Starting with a lovely conversation between the two genres in Raag Bhupali is ‘Moonrain,’ the first song in the album. It makes sense to start the album with a raag like Bhupali considering how it’s usually sung in the mornings. Immediately, you can also catch the essence of Hindustani where the same lines are repeated in multiple different ways by the vocalist while the bandish grows with the trippy background of guitar and drums. The song also has a slight Carnatic flavor to it and tries to detach its listeners from reality and immerse them into an alternate dimension experience with no rules and boundaries. The song projects an array of thoughts similar to a transcendental journey with swaras, and tablas. The pace of the song slowly picks up leaving you in a high.
Another thing that one can appreciate in Param is the vocalist’s ability to deliver a tone and vocal style that can complement both genres. Vijay Hegde has the technical skills that are required for Hindustani but also the tone and style progressive rock demands. You can particularly see it in the second song of the album ‘Away.’ A song that celebrates the joy of traveling and liberating the sense of breaking free from the past, this is a song that showcases Param’s ability to sonically tell a story. ‘Away’ feels like the start of something new and getting prepared for it can make you ecstatic. The lyrics do speak about it, but the instrumentalists have done a really good job of bringing the story alive. The song is structured in a way that leaves a lot of room for the melodies to shine with a tasteful guitar solo. This is a slightly longer piece from the album, a typical characteristic of a progressive rock song and just pleases you in multiple ways.
Next comes ‘The Groove Khyal.’ ‘Khyal’ in Hindustani typically means a song that is short and imaginative. It is usually associated with romantic poetry and allows a performer greater freedom to improvise. Param chose Raag Yaman for their progressive rock Khyal with the classic bandish ‘Eri Ali pita bin.’ The band has given their dystopian flavour to the song with the guitar also going Hindustani with its riffs. The bandish talks about a girl who feels restless without her beloved. That restlessness is mimicked wonderfully by the melody and is an amazing East meets West, classical meets contemporary song that encapsulates the rich traditions of Hindustani music and the electrifying energy of rock.
After the morning raag, ‘Upasana’ moves on to the night raag ‘Bhageshree.’ The song that’s named after the raag starts with a mysterious intro with light shakers in your left year and the guitar melody on the right. After this, the bass and drums join the party. In this song that’s perhaps the most classically oriented piece of the album, the chosen bandish depicts the emotion of waiting for a reunion with one’s lover. The vocals aptly match the theme of the song with a beautiful jugalbandi-like element with the Hindustani ‘bol’ or ‘padhant,’ tabla, and the guitars. Although some may have liked to hear taans in the songs, the padhant makes up for it.
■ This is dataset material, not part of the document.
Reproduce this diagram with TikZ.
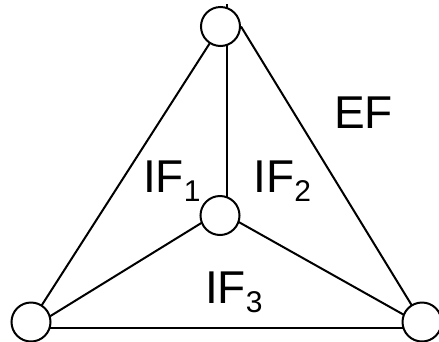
\documentclass[tikz,border=0pt]{standalone}
\usepackage{fontspec}
\setmainfont{Liberation Sans}
\usetikzlibrary{backgrounds}
\tikzset{every picture/.style={line width=2pt}}
\newcommand{\faceidx}[1]{\raisebox{-9pt}{\fontsize{30}{30}\selectfont #1}}

\begin{document}
\begin{tikzpicture}[x=1pt,y=-1pt,
  vertex/.style={circle,draw,fill=white,minimum size=39pt,inner sep=0pt},
  edge/.style={line width=2pt},
  face/.style={anchor=base west,inner sep=0pt,font=\fontsize{46}{50}\selectfont}]
\useasboundingbox (0,0) rectangle (439,341);

% vertices
\node[vertex] (top) at (220.5,26.5) {};
\node[vertex] (mid) at (220,215.5) {};
\node[vertex] (bl) at (31,322) {};
\node[vertex] (br) at (422,322) {};
\coordinate (tick) at (227,4);

% edges
\begin{scope}[on background layer]
\draw[edge] (bl.center) -- (top.center);
\draw[edge] (top.east) -- (br.center);
\draw[edge] ([yshift=-6pt]bl.center) -- ([yshift=-6pt]br.center);
\draw[edge] ([yshift=4pt]mid.center) -- ([yshift=-6pt]bl.center);
\draw[edge] ([yshift=4pt]mid.center) -- ([yshift=-3pt]br.center);
\draw[edge,line width=1.5pt] (tick) -- ([xshift=7pt]mid.center);
\end{scope}

% faces
\node[face] (ef) at (333,128.3) {EF};
\node[face] (if1) at (142,192.7) {IF\faceidx{1}};
\node[face] (if2) at (252.4,192.7) {IF\faceidx{2}};
\node[face] (if3) at (204,303.3) {IF\faceidx{3}};

\end{tikzpicture}
\end{document}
‘Upasana,’ means ‘sitting near god.’ Spiritually, God is within you. So essentially, you are sitting with yourself and having a conversation. That’s what the fifth track, which also happens to be the title track of the album talks about. It also acts as a sonic portrait of the journey and struggles of an artist. It explores the beauty of the struggles the depth of the passion, and the overall transformative power that art holds. The lyrics are in Kannada and talk about climbing up and falling again to talk about how your life is a reflection of yourself. The title track sums up the core essence of what Param is trying to tell its audience through their album.
Progressive rock has always been about concept-driven lyrics, fusing new genres, technologies, and techniques into the music. It is a genre with experimental songs and ambitious compositions. ‘The Chase’ is a song in the album that taps into the concept and captures the yearning to be set free. Rock also sometimes has themes of motivation and not paying heed to doubt and fear. This song asks you to chase your dreams head-on. Param’s ability to paint pictures right in front of your eyes with their crafty instrumentals can be fully experienced in this song.
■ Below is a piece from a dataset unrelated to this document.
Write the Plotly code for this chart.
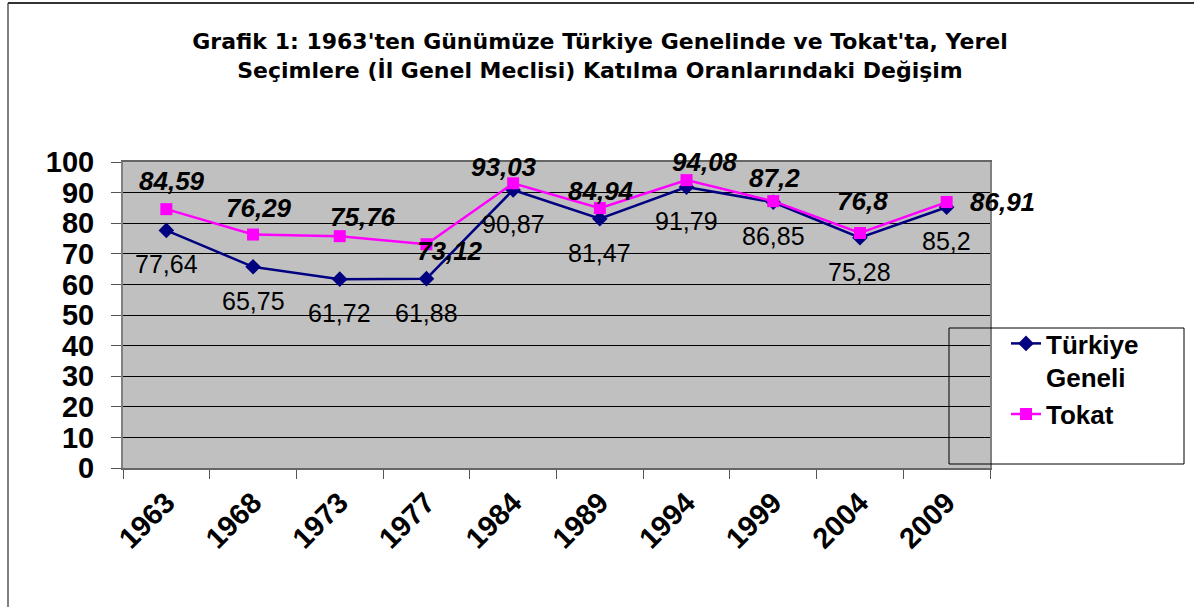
import plotly.graph_objects as go

years = ["1963", "1968", "1973", "1977", "1984", "1989", "1994", "1999", "2004", "2009"]
turkiye = [77.64, 65.75, 61.72, 61.88, 90.87, 81.47, 91.79, 86.85, 75.28, 85.2]
tokat = [84.59, 76.29, 75.76, 73.12, 93.03, 84.94, 94.08, 87.2, 76.8, 86.91]
y_ticks = [0, 10, 20, 30, 40, 50, 60, 70, 80, 90, 100]

title_text = ("<b>Grafik 1: 1963'ten Günümüze Türkiye Genelinde ve Tokat'ta, Yerel<br>"
              "Seçimlere (İl Genel Meclisi) Katılma Oranlarındaki Değişim</b>")

# label offsets (px) - styling only
tokat_dx = [6, 6, 23, 24, -9, 1, 18, 1, 3, 56]
tokat_dy = [28, 27, 19, -7, 16, 17, 18, 23, 32, 0]

W, H = 1194, 607
L, R, T, B = 123, 990, 162, 468
pw, ph = R - L, B - T


def px_x(x):
    return (x - L) / pw


def px_y(y):
    return (B - y) / ph


FONT = "Arial, Liberation Sans, sans-serif"
TFONT = "DejaVu Sans, Arial, sans-serif"

fig = go.Figure()
fig.add_trace(go.Scatter(
    x=years, y=turkiye, name="Türkiye<br>Geneli", mode="lines+markers",
    line=dict(color="#000080", width=2.5),
    marker=dict(symbol="diamond", size=12, color="#000080"),
))
fig.add_trace(go.Scatter(
    x=years, y=tokat, name="Tokat", mode="lines+markers",
    line=dict(color="#FF00FF", width=2.5),
    marker=dict(symbol="square", size=12, color="#FF00FF"),
))

fmt = lambda v: f"{v:g}".replace(".", ",")

annotations = []
for i, v in enumerate(turkiye):
    annotations.append(dict(x=i, y=v, xref="x", yref="y", text=fmt(v), showarrow=False,
                            xshift=0, yshift=-34,
                            font=dict(family=FONT, size=25, color="black")))
for i, v in enumerate(tokat):
    annotations.append(dict(x=i, y=v, xref="x", yref="y", text=f"<b><i>{fmt(v)}</i></b>",
                            showarrow=False, xshift=tokat_dx[i], yshift=tokat_dy[i],
                            font=dict(family=FONT, size=26, color="black")))

shapes = [
    # outer chart border (left and top visible)
    dict(type="line", xref="paper", yref="paper",
         x0=px_x(8), x1=px_x(8), y0=px_y(3), y1=px_y(H + 50),
         line=dict(color="#808080", width=2)),
    dict(type="line", xref="paper", yref="paper",
         x0=px_x(8), x1=px_x(W + 50), y0=px_y(3), y1=px_y(3),
         line=dict(color="#333333", width=2)),
    # legend box
    dict(type="rect", xref="paper", yref="paper",
         x0=px_x(949), x1=px_x(1184), y0=px_y(464), y1=px_y(328),
         line=dict(color="black", width=1), fillcolor="rgba(0,0,0,0)"),
]

fig.update_layout(
    width=W, height=H,
    margin=dict(l=L, r=W - R, t=T, b=H - B),
    paper_bgcolor="white",
    plot_bgcolor="#C0C0C0",
    title=dict(text=title_text, x=600 / W, xanchor="center", y=1 - 49 / H, yanchor="middle",
               font=dict(family=TFONT, size=22, color="black")),
    font=dict(family=FONT, color="black"),
    showlegend=True,
    legend=dict(x=px_x(1006), y=px_y(320), xanchor="left", yanchor="top",
                bgcolor="rgba(0,0,0,0)", borderwidth=0, valign="top",
                font=dict(family=FONT, size=26, color="black", weight="bold"),
                tracegroupgap=0),
    annotations=annotations,
    shapes=shapes,
)

fig.update_xaxes(
    type="category", categoryorder="array", categoryarray=years,
    range=[-0.5, len(years) - 0.5],
    tickmode="array", tickvals=years, ticktext=[f"<b>{y}</b>" for y in years],
    tickangle=-45, tickson="boundaries",
    ticks="outside", ticklen=9, tickcolor="#555555", tickwidth=1,
    tickfont=dict(family=FONT, size=29, color="black"),
    ticklabelstandoff=4,
    showgrid=False, showline=True, linecolor="#666666", linewidth=2, mirror=True,
    zeroline=False,
)
fig.update_yaxes(
    range=[0, 100], tickmode="array", tickvals=y_ticks,
    ticktext=[f"<b>{t}</b>" for t in y_ticks],
    ticks="outside", ticklen=10, tickcolor="#555555", tickwidth=1,
    tickfont=dict(family=FONT, size=29, color="black"),
    ticklabelstandoff=11,
    showgrid=True, gridcolor="black", gridwidth=1,
    showline=True, linecolor="#808080", linewidth=2, mirror=True,
    zeroline=False,
)

fig.write_html("out.html", config={"displayModeBar": False},
               post_script="document.body.style.margin='0';")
Finally, they end with ‘Train Station Blues,’ which has a combination of two raags – Bhimpalasi and Mal Kauns. It embraces the ever-changing nature of life and reflects the ebbs and flows of artistic inspiration and creative journey. With Bhimpalasi’s ‘Biraj Mein Dhooma machaaye Kaanha,’ a song that talks about Krishna playing Holi, they present the lighter and more colorful phases of an artist’s life. But this life can take a sudden turn anywhere, anytime. That is represented by the abrupt raag change to Mal Kauns’ ‘Mora Mora Muskaat Jat.’ A raag is usually sung during the small hours of the morning. The bandish describes a beautiful woman going somewhere all dressed up, looking back at a man, smiling with her eyes sparkling. All of that makes you wonder, ‘Who is this woman?’ The band’s clever naming of the track also depicts how an artist can never stay still in one place – mentally, physically, and emotionally. This shows that the band knows the roots of the genres well.
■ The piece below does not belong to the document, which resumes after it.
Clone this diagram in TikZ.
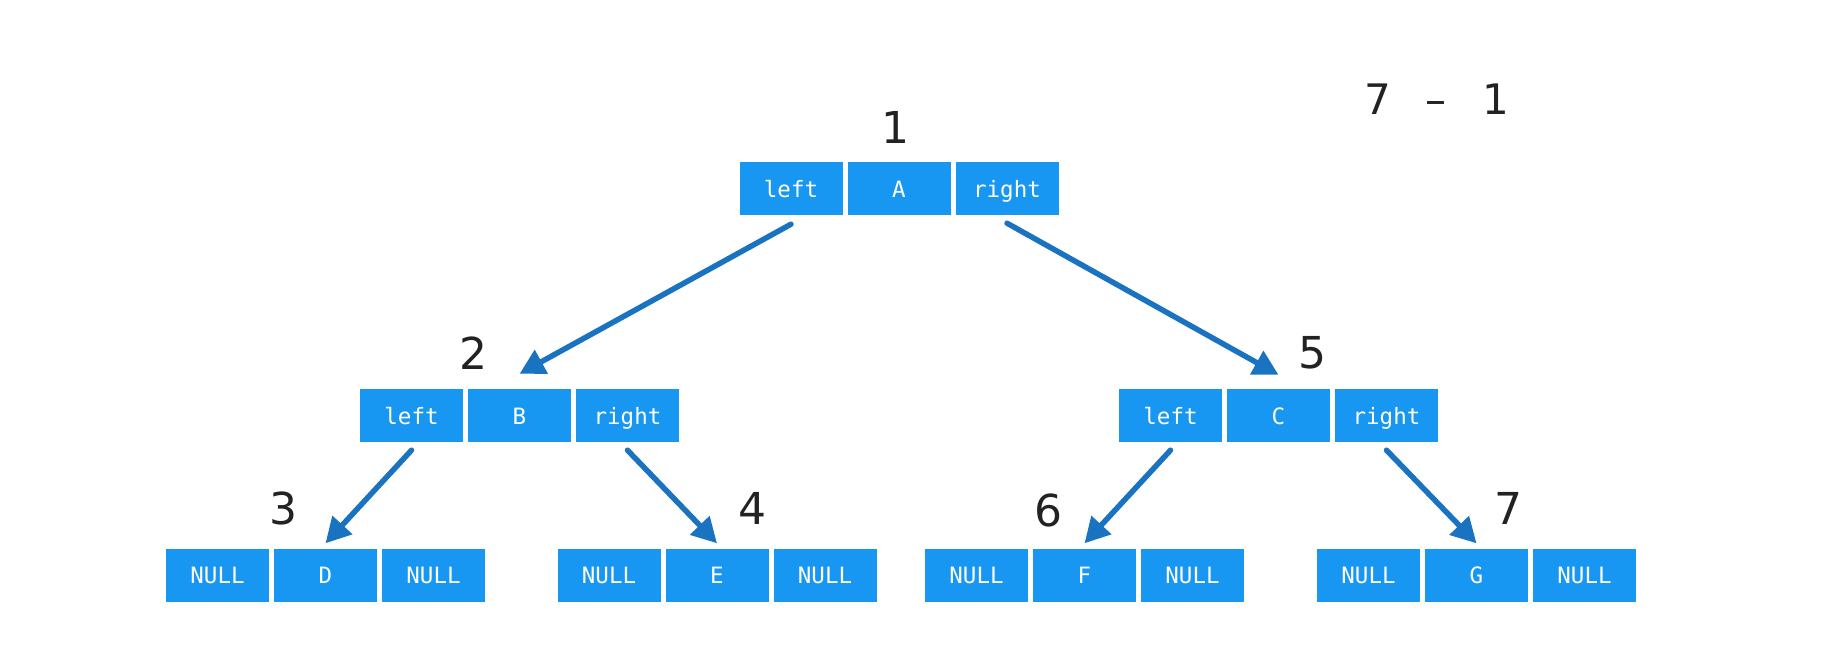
\documentclass[tikz,border=0pt]{standalone}
\usepackage{fontspec}
\setmonofont{DejaVu Sans Mono}
\newfontfamily\numfont{DejaVu Sans}
\usetikzlibrary{arrows.meta}
\definecolor{cellblue}{RGB}{24,151,242}
\definecolor{linkblue}{RGB}{26,115,192}
\definecolor{labelgray}{RGB}{34,34,34}
\tikzset{
  cell/.style={fill=cellblue, text=white, minimum width=103pt, minimum height=53pt,
    inner sep=0pt, font=\ttfamily\fontsize{22.5}{22.5}\selectfont,
    text height=17pt, text depth=0pt},
  link/.style={draw=linkblue, line width=5.5pt, line cap=round,
    -{Triangle[length=25pt,width=26pt]}},
  idx/.style={text=labelgray, inner sep=0pt, font=\numfont\fontsize{44}{44}\selectfont},
}
% one tree node: left pointer, value, right pointer
\newcommand\treecell[6]{%
  \node[cell] (#1) at (#2,#3) {#5};
  \node[cell] (#1l) at (#2-108,#3) {#4};
  \node[cell] (#1r) at (#2+108,#3) {#6};
}
\begin{document}
\begin{tikzpicture}[x=1pt,y=-1pt]
  \useasboundingbox (0,0) rectangle (1833,651);

  \treecell{A}{899}{188.5}{left}{A}{right}
  \treecell{B}{519.5}{415.5}{left}{B}{right}
  \treecell{C}{1278.5}{415.5}{left}{C}{right}
  \treecell{D}{325.5}{575}{NULL}{D}{NULL}
  \treecell{E}{717}{575}{NULL}{E}{NULL}
  \treecell{F}{1084.5}{575}{NULL}{F}{NULL}
  \treecell{G}{1476.5}{575}{NULL}{G}{NULL}

  % visiting order
  \node[idx] (n1) at (895,127) {1};
  \node[idx] (n2) at (473,353) {2};
  \node[idx] (n3) at (283,508) {3};
  \node[idx] (n4) at (752,508) {4};
  \node[idx] (n5) at (1312,353) {5};
  \node[idx] (n6) at (1048,510) {6};
  \node[idx] (n7) at (1508,508) {7};
  \node[idx, font=\numfont\fontsize{42}{42}\selectfont] (count) at (1437,99)
    {7\hspace{34pt}–\hspace{36pt}1};

  % child pointers
  \draw[link] ([yshift=-9pt]Al.south) -- ([yshift=15pt]B.north);
  \draw[link] ([yshift=-8pt]Ar.south) -- ([yshift=14pt]C.north);
  \draw[link] ([yshift=-8pt]Bl.south) -- ([yshift=5pt]D.north);
  \draw[link] ([yshift=-8pt]Br.south) -- ([yshift=5pt]E.north);
  \draw[link] ([yshift=-8pt]Cl.south) -- ([yshift=5pt]F.north);
  \draw[link] ([yshift=-8pt]Cr.south) -- ([yshift=5pt]G.north);
\end{tikzpicture}
\end{document}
This album has proved that Param can tell a story through their music even without words. They know what they’re bringing to the table and what they’re bringing has its roots in the core essence of the genres they want to blend. Moreover, they have proven that music, at its heart is a language that is always up for exploration and interpretation. Hindustani classical music as well as progressive rock has always been about knowing the roots and building from it. Bands like Param have proved time and over again the similarities between Indian classical music and Western genres like rock. Moreover, any Western instrument (the guitar in this case) can take on the role and explore what’s traditionally called Indian music.
The multi-lingual album demands repeated listens to understand the different layers in this wonderfully produced album and is overall a fantastic amalgamation of Hindustani classical music and progressive rock.